▶ _SUPPLIED RECORDS_

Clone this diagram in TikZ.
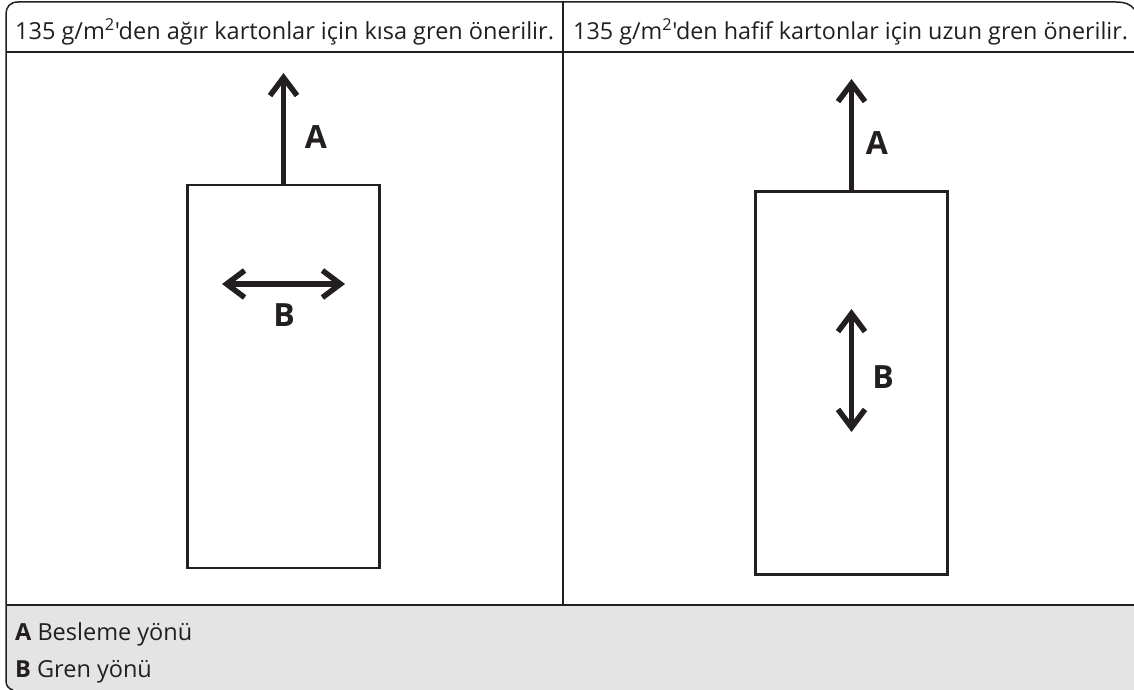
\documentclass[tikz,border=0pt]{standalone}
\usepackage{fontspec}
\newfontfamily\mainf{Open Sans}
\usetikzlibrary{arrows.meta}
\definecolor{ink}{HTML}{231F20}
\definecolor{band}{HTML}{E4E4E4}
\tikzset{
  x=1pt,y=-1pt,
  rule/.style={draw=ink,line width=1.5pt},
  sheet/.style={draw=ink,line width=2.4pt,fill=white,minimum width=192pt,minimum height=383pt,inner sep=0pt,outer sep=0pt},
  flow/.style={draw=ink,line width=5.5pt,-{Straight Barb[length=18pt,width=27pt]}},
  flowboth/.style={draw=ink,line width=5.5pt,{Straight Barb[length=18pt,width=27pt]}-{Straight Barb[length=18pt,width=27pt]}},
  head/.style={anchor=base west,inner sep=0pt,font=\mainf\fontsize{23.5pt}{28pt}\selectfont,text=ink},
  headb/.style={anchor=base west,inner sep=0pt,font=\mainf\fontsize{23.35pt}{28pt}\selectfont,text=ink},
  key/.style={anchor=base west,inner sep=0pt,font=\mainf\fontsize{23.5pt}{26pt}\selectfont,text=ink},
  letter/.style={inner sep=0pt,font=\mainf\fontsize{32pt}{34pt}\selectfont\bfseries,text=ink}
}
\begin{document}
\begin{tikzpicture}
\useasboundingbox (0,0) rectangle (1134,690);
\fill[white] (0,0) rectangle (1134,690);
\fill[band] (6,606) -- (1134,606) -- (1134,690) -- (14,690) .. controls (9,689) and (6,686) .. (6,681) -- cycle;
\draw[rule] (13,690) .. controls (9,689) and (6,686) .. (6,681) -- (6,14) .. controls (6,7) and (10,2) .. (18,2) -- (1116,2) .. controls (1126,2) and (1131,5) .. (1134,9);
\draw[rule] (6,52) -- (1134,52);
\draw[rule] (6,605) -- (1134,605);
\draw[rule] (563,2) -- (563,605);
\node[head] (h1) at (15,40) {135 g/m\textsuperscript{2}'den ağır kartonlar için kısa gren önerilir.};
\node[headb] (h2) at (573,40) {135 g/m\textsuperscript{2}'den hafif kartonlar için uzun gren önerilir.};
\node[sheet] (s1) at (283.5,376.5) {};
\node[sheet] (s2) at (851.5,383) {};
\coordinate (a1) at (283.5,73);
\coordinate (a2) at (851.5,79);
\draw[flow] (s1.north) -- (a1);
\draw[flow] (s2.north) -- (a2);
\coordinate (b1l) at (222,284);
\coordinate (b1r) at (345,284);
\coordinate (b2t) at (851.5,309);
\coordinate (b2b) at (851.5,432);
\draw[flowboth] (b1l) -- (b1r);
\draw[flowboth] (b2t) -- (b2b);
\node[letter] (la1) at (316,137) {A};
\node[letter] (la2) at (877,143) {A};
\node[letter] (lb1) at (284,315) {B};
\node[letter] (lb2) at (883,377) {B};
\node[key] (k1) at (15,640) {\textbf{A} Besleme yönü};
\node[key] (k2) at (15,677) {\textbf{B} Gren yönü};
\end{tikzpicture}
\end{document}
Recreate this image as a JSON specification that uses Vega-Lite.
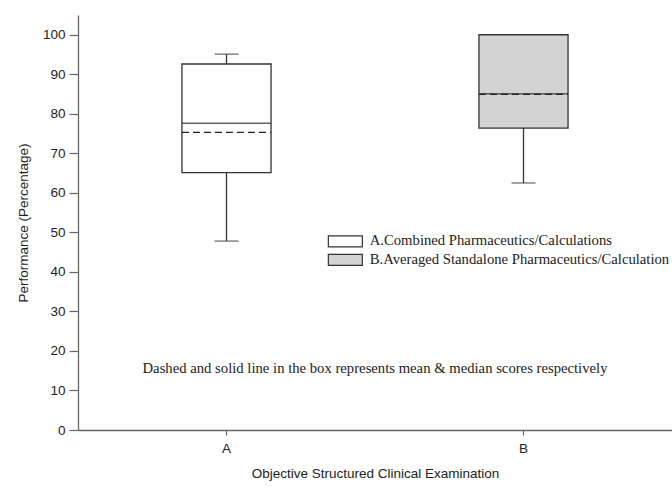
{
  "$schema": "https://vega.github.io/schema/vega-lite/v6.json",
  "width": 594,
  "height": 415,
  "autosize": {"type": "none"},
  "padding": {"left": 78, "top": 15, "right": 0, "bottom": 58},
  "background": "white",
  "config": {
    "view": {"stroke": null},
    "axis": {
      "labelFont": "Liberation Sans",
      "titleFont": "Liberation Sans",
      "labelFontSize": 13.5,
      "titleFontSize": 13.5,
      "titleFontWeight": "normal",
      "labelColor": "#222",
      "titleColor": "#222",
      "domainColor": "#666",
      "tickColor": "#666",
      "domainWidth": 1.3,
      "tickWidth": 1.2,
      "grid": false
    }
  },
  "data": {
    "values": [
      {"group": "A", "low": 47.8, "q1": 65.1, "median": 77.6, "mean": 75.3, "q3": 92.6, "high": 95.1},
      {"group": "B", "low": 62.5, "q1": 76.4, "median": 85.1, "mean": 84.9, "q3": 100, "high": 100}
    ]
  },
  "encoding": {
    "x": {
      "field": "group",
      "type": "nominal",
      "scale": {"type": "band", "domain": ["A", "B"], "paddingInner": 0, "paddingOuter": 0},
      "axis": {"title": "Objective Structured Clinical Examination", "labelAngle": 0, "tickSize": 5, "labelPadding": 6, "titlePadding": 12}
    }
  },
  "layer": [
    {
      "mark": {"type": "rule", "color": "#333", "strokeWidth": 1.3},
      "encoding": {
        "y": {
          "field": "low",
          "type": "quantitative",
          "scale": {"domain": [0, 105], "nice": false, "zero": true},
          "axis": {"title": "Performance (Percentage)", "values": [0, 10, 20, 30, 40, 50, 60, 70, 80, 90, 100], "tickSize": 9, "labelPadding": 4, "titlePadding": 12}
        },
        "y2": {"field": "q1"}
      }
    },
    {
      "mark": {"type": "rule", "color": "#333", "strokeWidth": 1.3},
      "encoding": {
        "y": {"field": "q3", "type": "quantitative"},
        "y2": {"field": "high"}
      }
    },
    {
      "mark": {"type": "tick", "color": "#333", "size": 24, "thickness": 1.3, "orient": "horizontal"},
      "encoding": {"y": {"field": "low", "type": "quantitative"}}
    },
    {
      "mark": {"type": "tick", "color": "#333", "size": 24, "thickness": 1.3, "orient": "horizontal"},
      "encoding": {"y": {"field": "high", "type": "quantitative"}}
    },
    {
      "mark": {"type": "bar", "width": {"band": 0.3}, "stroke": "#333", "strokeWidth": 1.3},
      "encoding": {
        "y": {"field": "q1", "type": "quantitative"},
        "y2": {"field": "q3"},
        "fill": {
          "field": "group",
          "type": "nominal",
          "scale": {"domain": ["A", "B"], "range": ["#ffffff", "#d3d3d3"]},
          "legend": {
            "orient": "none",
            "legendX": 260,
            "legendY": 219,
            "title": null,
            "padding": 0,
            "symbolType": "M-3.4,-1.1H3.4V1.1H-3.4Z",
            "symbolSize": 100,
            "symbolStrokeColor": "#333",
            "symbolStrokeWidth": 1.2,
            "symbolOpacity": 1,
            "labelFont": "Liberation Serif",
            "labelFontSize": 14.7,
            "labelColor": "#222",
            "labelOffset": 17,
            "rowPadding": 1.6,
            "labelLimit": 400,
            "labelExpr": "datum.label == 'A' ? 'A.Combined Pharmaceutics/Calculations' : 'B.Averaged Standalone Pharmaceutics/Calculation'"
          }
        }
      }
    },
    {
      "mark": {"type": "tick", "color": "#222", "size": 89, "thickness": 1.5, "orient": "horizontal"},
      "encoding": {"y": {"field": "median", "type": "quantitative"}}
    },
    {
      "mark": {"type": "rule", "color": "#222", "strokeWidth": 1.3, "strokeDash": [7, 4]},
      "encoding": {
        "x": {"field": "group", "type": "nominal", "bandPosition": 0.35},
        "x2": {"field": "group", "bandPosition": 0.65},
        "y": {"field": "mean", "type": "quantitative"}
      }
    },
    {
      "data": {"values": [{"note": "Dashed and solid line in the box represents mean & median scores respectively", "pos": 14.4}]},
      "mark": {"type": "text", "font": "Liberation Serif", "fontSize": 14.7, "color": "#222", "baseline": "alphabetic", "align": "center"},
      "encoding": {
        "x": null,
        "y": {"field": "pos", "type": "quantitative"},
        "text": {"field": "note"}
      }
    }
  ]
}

▶ _EXERCISE TASK_
Without including any picture, repeat the data exactly.

▶ _TASK OUTPUT_
Clone this diagram in TikZ.
\documentclass[tikz,border=0pt]{standalone}
\usepackage{fontspec}
\newfontfamily\mainf{Open Sans}
\usetikzlibrary{arrows.meta}
\definecolor{ink}{HTML}{231F20}
\definecolor{band}{HTML}{E4E4E4}
\tikzset{
  x=1pt,y=-1pt,
  rule/.style={draw=ink,line width=1.5pt},
  sheet/.style={draw=ink,line width=2.4pt,fill=white,minimum width=192pt,minimum height=383pt,inner sep=0pt,outer sep=0pt},
  flow/.style={draw=ink,line width=5.5pt,-{Straight Barb[length=18pt,width=27pt]}},
  flowboth/.style={draw=ink,line width=5.5pt,{Straight Barb[length=18pt,width=27pt]}-{Straight Barb[length=18pt,width=27pt]}},
  head/.style={anchor=base west,inner sep=0pt,font=\mainf\fontsize{23.5pt}{28pt}\selectfont,text=ink},
  headb/.style={anchor=base west,inner sep=0pt,font=\mainf\fontsize{23.35pt}{28pt}\selectfont,text=ink},
  key/.style={anchor=base west,inner sep=0pt,font=\mainf\fontsize{23.5pt}{26pt}\selectfont,text=ink},
  letter/.style={inner sep=0pt,font=\mainf\fontsize{32pt}{34pt}\selectfont\bfseries,text=ink}
}
\begin{document}
\begin{tikzpicture}
\useasboundingbox (0,0) rectangle (1134,690);
\fill[white] (0,0) rectangle (1134,690);
\fill[band] (6,606) -- (1134,606) -- (1134,690) -- (14,690) .. controls (9,689) and (6,686) .. (6,681) -- cycle;
\draw[rule] (13,690) .. controls (9,689) and (6,686) .. (6,681) -- (6,14) .. controls (6,7) and (10,2) .. (18,2) -- (1116,2) .. controls (1126,2) and (1131,5) .. (1134,9);
\draw[rule] (6,52) -- (1134,52);
\draw[rule] (6,605) -- (1134,605);
\draw[rule] (563,2) -- (563,605);
\node[head] (h1) at (15,40) {135 g/m\textsuperscript{2}'den ağır kartonlar için kısa gren önerilir.};
\node[headb] (h2) at (573,40) {135 g/m\textsuperscript{2}'den hafif kartonlar için uzun gren önerilir.};
\node[sheet] (s1) at (283.5,376.5) {};
\node[sheet] (s2) at (851.5,383) {};
\coordinate (a1) at (283.5,73);
\coordinate (a2) at (851.5,79);
\draw[flow] (s1.north) -- (a1);
\draw[flow] (s2.north) -- (a2);
\coordinate (b1l) at (222,284);
\coordinate (b1r) at (345,284);
\coordinate (b2t) at (851.5,309);
\coordinate (b2b) at (851.5,432);
\draw[flowboth] (b1l) -- (b1r);
\draw[flowboth] (b2t) -- (b2b);
\node[letter] (la1) at (316,137) {A};
\node[letter] (la2) at (877,143) {A};
\node[letter] (lb1) at (284,315) {B};
\node[letter] (lb2) at (883,377) {B};
\node[key] (k1) at (15,640) {\textbf{A} Besleme yönü};
\node[key] (k2) at (15,677) {\textbf{B} Gren yönü};
\end{tikzpicture}
\end{document}
Recreate this image as a JSON specification that uses Vega-Lite.
{
  "$schema": "https://vega.github.io/schema/vega-lite/v6.json",
  "width": 594,
  "height": 415,
  "autosize": {"type": "none"},
  "padding": {"left": 78, "top": 15, "right": 0, "bottom": 58},
  "background": "white",
  "config": {
    "view": {"stroke": null},
    "axis": {
      "labelFont": "Liberation Sans",
      "titleFont": "Liberation Sans",
      "labelFontSize": 13.5,
      "titleFontSize": 13.5,
      "titleFontWeight": "normal",
      "labelColor": "#222",
      "titleColor": "#222",
      "domainColor": "#666",
      "tickColor": "#666",
      "domainWidth": 1.3,
      "tickWidth": 1.2,
      "grid": false
    }
  },
  "data": {
    "values": [
      {"group": "A", "low": 47.8, "q1": 65.1, "median": 77.6, "mean": 75.3, "q3": 92.6, "high": 95.1},
      {"group": "B", "low": 62.5, "q1": 76.4, "median": 85.1, "mean": 84.9, "q3": 100, "high": 100}
    ]
  },
  "encoding": {
    "x": {
      "field": "group",
      "type": "nominal",
      "scale": {"type": "band", "domain": ["A", "B"], "paddingInner": 0, "paddingOuter": 0},
      "axis": {"title": "Objective Structured Clinical Examination", "labelAngle": 0, "tickSize": 5, "labelPadding": 6, "titlePadding": 12}
    }
  },
  "layer": [
    {
      "mark": {"type": "rule", "color": "#333", "strokeWidth": 1.3},
      "encoding": {
        "y": {
          "field": "low",
          "type": "quantitative",
          "scale": {"domain": [0, 105], "nice": false, "zero": true},
          "axis": {"title": "Performance (Percentage)", "values": [0, 10, 20, 30, 40, 50, 60, 70, 80, 90, 100], "tickSize": 9, "labelPadding": 4, "titlePadding": 12}
        },
        "y2": {"field": "q1"}
      }
    },
    {
      "mark": {"type": "rule", "color": "#333", "strokeWidth": 1.3},
      "encoding": {
        "y": {"field": "q3", "type": "quantitative"},
        "y2": {"field": "high"}
      }
    },
    {
      "mark": {"type": "tick", "color": "#333", "size": 24, "thickness": 1.3, "orient": "horizontal"},
      "encoding": {"y": {"field": "low", "type": "quantitative"}}
    },
    {
      "mark": {"type": "tick", "color": "#333", "size": 24, "thickness": 1.3, "orient": "horizontal"},
      "encoding": {"y": {"field": "high", "type": "quantitative"}}
    },
    {
      "mark": {"type": "bar", "width": {"band": 0.3}, "stroke": "#333", "strokeWidth": 1.3},
      "encoding": {
        "y": {"field": "q1", "type": "quantitative"},
        "y2": {"field": "q3"},
        "fill": {
          "field": "group",
          "type": "nominal",
          "scale": {"domain": ["A", "B"], "range": ["#ffffff", "#d3d3d3"]},
          "legend": {
            "orient": "none",
            "legendX": 260,
            "legendY": 219,
            "title": null,
            "padding": 0,
            "symbolType": "M-3.4,-1.1H3.4V1.1H-3.4Z",
            "symbolSize": 100,
            "symbolStrokeColor": "#333",
            "symbolStrokeWidth": 1.2,
            "symbolOpacity": 1,
            "labelFont": "Liberation Serif",
            "labelFontSize": 14.7,
            "labelColor": "#222",
            "labelOffset": 17,
            "rowPadding": 1.6,
            "labelLimit": 400,
            "labelExpr": "datum.label == 'A' ? 'A.Combined Pharmaceutics/Calculations' : 'B.Averaged Standalone Pharmaceutics/Calculation'"
          }
        }
      }
    },
    {
      "mark": {"type": "tick", "color": "#222", "size": 89, "thickness": 1.5, "orient": "horizontal"},
      "encoding": {"y": {"field": "median", "type": "quantitative"}}
    },
    {
      "mark": {"type": "rule", "color": "#222", "strokeWidth": 1.3, "strokeDash": [7, 4]},
      "encoding": {
        "x": {"field": "group", "type": "nominal", "bandPosition": 0.35},
        "x2": {"field": "group", "bandPosition": 0.65},
        "y": {"field": "mean", "type": "quantitative"}
      }
    },
    {
      "data": {"values": [{"note": "Dashed and solid line in the box represents mean & median scores respectively", "pos": 14.4}]},
      "mark": {"type": "text", "font": "Liberation Serif", "fontSize": 14.7, "color": "#222", "baseline": "alphabetic", "align": "center"},
      "encoding": {
        "x": null,
        "y": {"field": "pos", "type": "quantitative"},
        "text": {"field": "note"}
      }
    }
  ]
}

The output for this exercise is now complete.